How did media coverage of Epstein's links to Victoria's Secret evolve leading up to 2019?
Executive summary
Media attention to Jeffrey Epstein’s ties to Victoria’s Secret moved from sparse, background mentions to intense scrutiny in mid‑2019 after The New York Times published an exposé that foregrounded Epstein’s role as an adviser to Les Wexner and alleged use of the brand’s access to recruit women; that reporting prompted corporate apologies, investor questions and a briskly expanding narrative that documentary filmmakers and later reporting amplified [1] [2] [3].
1. From background whispers to documented links: the pre‑2019 baseline
Before 2019, Epstein’s interactions with Victoria’s Secret and its founder Les (Leslie) Wexner were scattered through profiles and encyclopedic entries that summarized his self‑presentation as a talent scout and his close financial role with Wexner, but these accounts did not dominate headlines in the way later reporting would; overview treatments note Epstein’s attendance at fashion events and his portrayal as a recruiter who used access to the brand to meet young women [4].

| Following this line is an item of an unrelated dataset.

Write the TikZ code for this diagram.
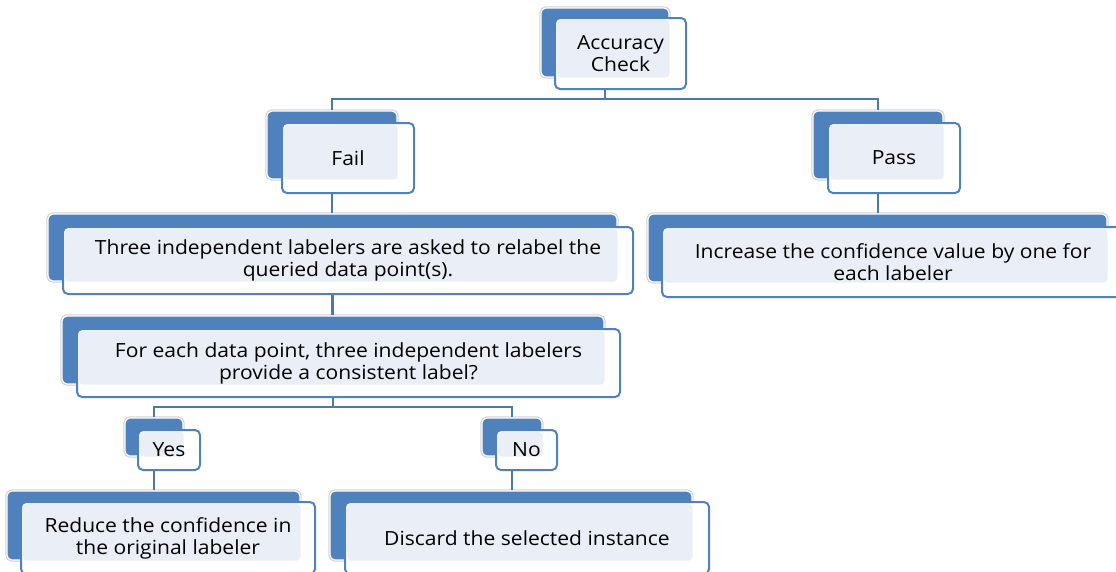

2. The catalytic moment: The New York Times exposé in 2019
The narrative pivot occurred with a New York Times investigation in July 2019 that traced how Epstein obtained extraordinary authority over Wexner’s affairs and how, in the mid‑1990s, executives had flagged a man pitching himself as a Victoria’s Secret recruiter — allegations that linked Epstein’s personal access to the company with opportunities to encounter young women and alleged assaults, including a reported 1997 hotel incident described in the Times piece [1].
3. Corporate reaction and the investor spotlight
Once the Times article and Epstein’s broader arrest story circulated, corporate leaders and markets felt the pressure: L Brands said it would review Epstein’s connections, and Victoria’s Secret leadership publicly acknowledged embarrassment over Wexner’s friendship with Epstein as the company faced scrutiny from investors and the media about governance and reputational risk [2].
4. Shifting frames: from individual predator to institutional responsibility
Coverage in and immediately after 2019 reframed the issue away from Epstein as an isolated predator toward questions about how a major retailer’s networks and power structures may have enabled access and lack of oversight; the Times detailed Wexner’s delegations of financial authority to Epstein, and subsequent reporting emphasized how that proximity warranted corporate and journalistic examination [1].
5. Documentary and cultural re‑examination after 2019
In the years that followed, filmmakers and cultural critics used the newly public record to retell and deepen the story: docuseries and summaries released in 2022 connected Epstein’s relationship with Wexner explicitly to Victoria’s Secret’s culture and casting practices and included witness accounts of alleged recruitment pretexts tied to the brand, further cementing the association in public memory [5] [6] [3].
6. Competing narratives and admitted limits in reporting
There were and remain competing narratives: Wexner asserted he was unaware of the criminal conduct alleged in indictments and later framed himself as a victim of Epstein’s financial manipulation, a claim reported alongside his 2019 statements [3]. Journalistic work, concentrated in certain outlets, established patterns of behavior and proximity but — based on the sources provided here — does not fully resolve every question about institutional knowledge, specific corporate decisions, or the extent to which Victoria’s Secret as a company facilitated abuse; those gaps are noted by reporters and by the company’s own partial disclosures [1] [2].
7. Why 2019 mattered and how coverage evolved after
The 2019 reporting matter‑of‑factly changed the public ledger: it turned a set of biographical facts about Epstein into a targeted accountability story about how a major brand’s power network intersected with predatory behavior, prompting immediate corporate responses and a cascade of follow‑up investigations, while later works in 2022 and beyond broadened the story into cultural and institutional critique — a trajectory from exposure to institutional reckoning that was driven first and most decisively by The New York Times’ investigation and then reinforced by other outlets and documentary makers [1] [5] [6].